● Task description: Retype word for word the lines lying between the line containing "Output the component" and the line containing "YAxis, CartesianGrid, Legend", together with those two lines themselves, and nothing besides.

● Records shown:
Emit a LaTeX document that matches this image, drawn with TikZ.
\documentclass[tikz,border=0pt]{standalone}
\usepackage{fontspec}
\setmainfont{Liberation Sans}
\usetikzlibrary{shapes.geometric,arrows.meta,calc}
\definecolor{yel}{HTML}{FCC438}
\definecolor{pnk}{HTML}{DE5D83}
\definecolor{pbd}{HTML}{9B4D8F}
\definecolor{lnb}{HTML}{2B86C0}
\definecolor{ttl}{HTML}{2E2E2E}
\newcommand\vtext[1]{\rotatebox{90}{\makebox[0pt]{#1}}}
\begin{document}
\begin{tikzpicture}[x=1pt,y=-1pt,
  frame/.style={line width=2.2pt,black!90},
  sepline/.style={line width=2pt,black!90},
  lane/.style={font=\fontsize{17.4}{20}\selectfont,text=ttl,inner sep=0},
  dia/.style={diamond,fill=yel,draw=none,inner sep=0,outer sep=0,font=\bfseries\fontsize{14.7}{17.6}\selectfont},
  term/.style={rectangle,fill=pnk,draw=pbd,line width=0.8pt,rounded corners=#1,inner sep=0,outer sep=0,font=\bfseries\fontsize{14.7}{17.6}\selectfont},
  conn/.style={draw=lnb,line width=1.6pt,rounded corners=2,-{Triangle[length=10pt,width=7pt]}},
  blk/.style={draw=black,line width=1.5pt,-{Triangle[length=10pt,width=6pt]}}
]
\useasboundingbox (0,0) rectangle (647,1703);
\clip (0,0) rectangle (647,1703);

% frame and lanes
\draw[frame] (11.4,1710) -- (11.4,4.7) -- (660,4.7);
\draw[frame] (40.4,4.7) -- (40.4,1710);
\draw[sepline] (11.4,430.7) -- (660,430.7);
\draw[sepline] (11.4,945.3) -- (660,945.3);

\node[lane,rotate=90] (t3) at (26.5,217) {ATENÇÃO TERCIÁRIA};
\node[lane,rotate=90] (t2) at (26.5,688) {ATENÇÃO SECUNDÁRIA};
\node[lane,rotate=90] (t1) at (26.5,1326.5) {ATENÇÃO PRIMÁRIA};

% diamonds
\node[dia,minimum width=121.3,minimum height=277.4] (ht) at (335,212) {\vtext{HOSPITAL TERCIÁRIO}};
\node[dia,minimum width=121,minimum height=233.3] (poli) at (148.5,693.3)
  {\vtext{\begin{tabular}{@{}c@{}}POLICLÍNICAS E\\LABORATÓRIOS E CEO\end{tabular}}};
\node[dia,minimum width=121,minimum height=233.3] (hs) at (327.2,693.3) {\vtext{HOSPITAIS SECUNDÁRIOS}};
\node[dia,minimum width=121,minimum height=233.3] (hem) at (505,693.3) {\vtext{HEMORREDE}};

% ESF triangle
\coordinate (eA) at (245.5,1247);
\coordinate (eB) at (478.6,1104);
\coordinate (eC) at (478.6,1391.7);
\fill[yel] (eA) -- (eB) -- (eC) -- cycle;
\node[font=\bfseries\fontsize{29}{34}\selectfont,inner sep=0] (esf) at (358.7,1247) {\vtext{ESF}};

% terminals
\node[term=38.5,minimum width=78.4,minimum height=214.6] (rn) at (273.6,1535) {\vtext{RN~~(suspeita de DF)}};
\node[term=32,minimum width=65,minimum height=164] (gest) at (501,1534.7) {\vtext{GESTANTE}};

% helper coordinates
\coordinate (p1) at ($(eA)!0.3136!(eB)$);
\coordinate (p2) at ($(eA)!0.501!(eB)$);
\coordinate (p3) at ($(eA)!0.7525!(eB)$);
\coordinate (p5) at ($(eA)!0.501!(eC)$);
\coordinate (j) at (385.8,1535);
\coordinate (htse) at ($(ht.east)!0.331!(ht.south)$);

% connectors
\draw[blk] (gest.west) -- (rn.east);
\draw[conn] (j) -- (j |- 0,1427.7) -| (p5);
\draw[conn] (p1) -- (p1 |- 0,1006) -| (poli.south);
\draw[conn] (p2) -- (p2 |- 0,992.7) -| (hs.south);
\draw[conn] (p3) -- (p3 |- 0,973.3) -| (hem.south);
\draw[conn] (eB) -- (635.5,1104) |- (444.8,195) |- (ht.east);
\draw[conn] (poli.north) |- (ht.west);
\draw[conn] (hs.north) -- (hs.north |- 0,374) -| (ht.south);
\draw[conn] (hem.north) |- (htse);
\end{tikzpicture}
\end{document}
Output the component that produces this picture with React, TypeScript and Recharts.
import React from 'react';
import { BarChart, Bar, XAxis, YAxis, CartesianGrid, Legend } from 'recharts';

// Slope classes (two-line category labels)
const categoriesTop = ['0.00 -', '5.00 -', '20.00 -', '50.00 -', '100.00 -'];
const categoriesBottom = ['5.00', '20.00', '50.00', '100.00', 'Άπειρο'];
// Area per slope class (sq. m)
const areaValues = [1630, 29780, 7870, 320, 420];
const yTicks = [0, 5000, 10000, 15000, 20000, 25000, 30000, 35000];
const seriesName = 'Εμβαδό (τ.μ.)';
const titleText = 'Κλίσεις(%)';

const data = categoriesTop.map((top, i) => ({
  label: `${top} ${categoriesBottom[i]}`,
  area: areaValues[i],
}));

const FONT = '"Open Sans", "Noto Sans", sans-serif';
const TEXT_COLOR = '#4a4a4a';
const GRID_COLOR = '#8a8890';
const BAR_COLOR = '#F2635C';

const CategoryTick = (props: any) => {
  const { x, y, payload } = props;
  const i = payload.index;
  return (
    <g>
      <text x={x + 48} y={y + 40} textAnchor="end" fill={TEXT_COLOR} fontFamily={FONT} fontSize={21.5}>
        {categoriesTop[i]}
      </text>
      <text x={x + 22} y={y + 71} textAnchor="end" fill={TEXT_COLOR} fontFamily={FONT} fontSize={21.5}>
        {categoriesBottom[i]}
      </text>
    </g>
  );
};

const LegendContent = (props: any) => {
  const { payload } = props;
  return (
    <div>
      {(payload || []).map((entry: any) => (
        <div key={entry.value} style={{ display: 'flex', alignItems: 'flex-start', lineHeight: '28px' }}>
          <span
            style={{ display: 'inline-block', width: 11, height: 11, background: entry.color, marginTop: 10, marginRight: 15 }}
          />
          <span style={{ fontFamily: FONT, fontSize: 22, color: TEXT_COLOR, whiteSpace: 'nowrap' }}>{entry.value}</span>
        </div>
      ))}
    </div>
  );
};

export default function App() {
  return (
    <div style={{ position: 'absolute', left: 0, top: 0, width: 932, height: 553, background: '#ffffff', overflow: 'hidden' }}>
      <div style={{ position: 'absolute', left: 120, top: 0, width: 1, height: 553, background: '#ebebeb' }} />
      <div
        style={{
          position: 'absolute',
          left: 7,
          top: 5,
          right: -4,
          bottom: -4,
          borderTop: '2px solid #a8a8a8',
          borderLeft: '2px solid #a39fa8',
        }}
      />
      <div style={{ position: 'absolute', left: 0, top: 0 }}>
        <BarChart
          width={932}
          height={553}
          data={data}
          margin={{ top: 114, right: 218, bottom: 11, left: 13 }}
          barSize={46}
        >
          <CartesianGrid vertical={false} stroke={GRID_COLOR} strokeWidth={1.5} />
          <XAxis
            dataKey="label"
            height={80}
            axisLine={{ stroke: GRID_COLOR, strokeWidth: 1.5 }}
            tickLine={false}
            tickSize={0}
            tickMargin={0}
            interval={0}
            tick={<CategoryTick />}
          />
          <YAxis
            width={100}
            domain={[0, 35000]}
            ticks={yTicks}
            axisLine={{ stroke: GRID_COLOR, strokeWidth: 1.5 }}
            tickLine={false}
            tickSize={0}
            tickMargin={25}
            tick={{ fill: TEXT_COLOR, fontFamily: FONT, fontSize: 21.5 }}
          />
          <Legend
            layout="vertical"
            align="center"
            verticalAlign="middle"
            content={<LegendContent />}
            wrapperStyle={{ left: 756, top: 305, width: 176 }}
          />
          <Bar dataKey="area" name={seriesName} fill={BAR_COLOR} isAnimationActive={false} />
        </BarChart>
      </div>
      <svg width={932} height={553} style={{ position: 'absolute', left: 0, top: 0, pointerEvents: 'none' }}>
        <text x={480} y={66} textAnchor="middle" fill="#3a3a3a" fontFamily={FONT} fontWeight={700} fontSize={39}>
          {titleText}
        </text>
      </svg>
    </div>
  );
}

● Response for this exercise:
Output the component that produces this picture with React, TypeScript and Recharts.
import React from 'react';
import { BarChart, Bar, XAxis, YAxis, CartesianGrid, Legend } from 'recharts';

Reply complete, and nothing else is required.